In a move that signals an ongoing restructuring within the New Orleans Pelicans organization, the team has hired former Detroit Pistons General Manager Troy Weaver as their new Senior Vice President of Basketball Operations. ESPN’s Marc Spears broke the news.
The addition comes just one day after Joe Dumars was introduced as Executive Vice President of Basketball Operations. Weaver is now the second high-profile executive with Detroit ties to join the Pelicans.
Coincidentally, former Pelicans executive Trajan Langdon replaced Weaver following the 2023-24 season.
Former Pistons Execs Head South
Aside from both having worked in Detroit, there isn’t much similarity between the careers of Dumars and Weaver. Both were instrumental in shaping the Detroit Pistons at very different stages. Dumars led Detroit during the team’s 2004 championship run, and Weaver steered a rebuild from 2020 to 2024. While their resumes are full of experience, they also raise valid questions about track record and fit.
Dumars, who built a title team around veterans like Chauncey Billups, Richard Hamilton, Ben Wallace, and Rasheed Wallace, made several missteps later in his tenure. He overpaid aging veterans and failed to adapt to the league’s shift toward pace-and-space offense.
When Weaver took control of the Pistons before the 2020-21 season, his best player was a declining Blake Griffin. Given the task of rebuilding, Weaver leaned heavily into drafting athletic prospects, but his tenure produced just 74 wins in four seasons and no winning records.
His lone coaching hire, Monty Williams, was fired one year into the largest contract ever given to an NBA head coach.
What This Means for New Orleans
The Pelicans’ decision to overhaul their front office follows a disastrous 21-61 campaign, marred by injuries, inconsistency, and visible tension between the coaching staff and upper management. But it’s unclear if the Dumars-Weaver tandem represents bold leadership by Gayle Benson or a recycling of failed executives.
Both are known for strong convictions. Weaver is praised for his eye for talent, but critics have pointed to his inconsistent free-agent strategy and lack of overall team identity. Dumars is revered for his early success in Detroit, but he has not served as the top basketball decision-maker since stepping down from the Pistons in 2014.

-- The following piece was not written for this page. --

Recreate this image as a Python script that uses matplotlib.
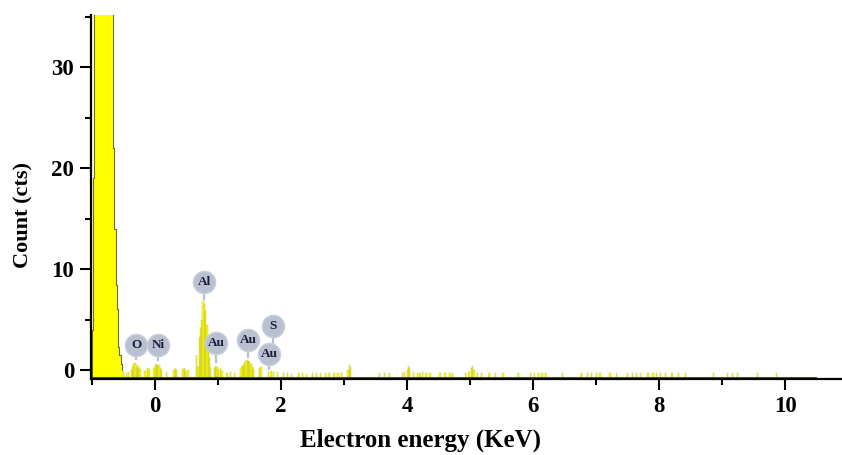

A New Direction — or More of the Same?
For Pelicans fans, the question isn’t whether Weaver and Dumars can lead — it’s whether they’re the right leaders at this moment. New Orleans has talent with Zion Williamson, CJ McCollum, Trey Murphy, and Herb Jones, but the roster lacks playmaking, rebounding, toughness, and cohesion. The organization has been running in place while watching the rest of the Western Conference reload.
Hiring Weaver suggests the Pelicans are leaning into a development-focused model, but they’ve done that before. The G-League is underutilized, the team’s identity remains murky, and even during Griffin’s analytics-heavy tenure, the Pelicans never finished above eighth in the West. Will Weaver and Dumars be allowed to reshape the roster? Or are they being brought in to execute the same vision under a new banner?
How does this impact the influence of general manager Bryson Graham, who has generally been credited for the Pelicans’ recent success in the draft?
There’s no doubt the Pelicans needed a change. But as they welcome two respected and polarizing figures to the front office, the focus should remain on results.
Can Dumars and Weaver take a team long on potential and turn it into a perennial threat in the West? Or will this latest pivot be remembered as another missed opportunity to build something real in New Orleans?